On Saturday I went down to Canal Park to watch the Mesabi Miner return to Duluth. As I was nearing the harbor entrance I notice a ship leaving the harbor. It was the Biscayne Bay a Coast Guard Icebreaking Tug. It was heading out into Lake Superior to break up the ice outside the harbor.

Biscayne Bay

Biscayne Bay

When I arrived at the shipping Canal there was a small crowd on hand to welcome the Mesabi Miner into port including about a half dozen photographers.

Canal-Park-13-3-_3433

As I watched the Miner steam toward the harbor I thought a jet was going overhead but the sound was coming from the ice breaking as the Mesabi Miner approached the harbor.

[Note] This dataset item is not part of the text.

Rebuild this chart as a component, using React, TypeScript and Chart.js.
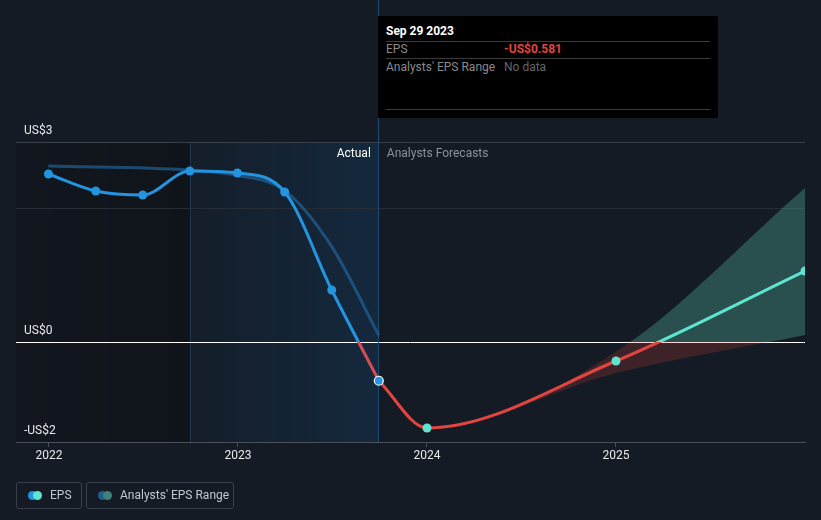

Mesabi Miner and South-Breakwater Light

Mesabi Miner and South-Breakwater Light

As the Mesabi Miner neared the harbor entrance a murmur went through the crowd. Someone said she was going to the Superior entrance to the harbor. Everyone ran for their car to drive over to the Superior entrance. That is everyone but me, since I walked down to the harbor. I kept looking at the AIS tracking on my phone and it clearly showed that the Miner was going to enter through the Duluth entrance. It turns out it had headed toward Superior because it was going to anchor outside the harbor and it needed to clear the shipping lanes. The Rodger Blough was still at the docks so it had to wait for the Blough to exit the docks before it could enter the harbor.

Mesabi Miner

Mesabi Miner

Later in the morning the Indiana Harbor left its winter layup in Superior and exited the Superior entrance to the harbor. It made a wide circle and became the first ship to enter the Duluth Harbor because the Mesabi Miner was still waiting for a slip to free up. Since it was around noon there was a large crowd on hand to watch the Indiana Harbor enter the shipping canal.

Indiana Harbor

Indiana Harbor

After entering the harbor it was met by several tugboats that were breaking ice near the refueling station.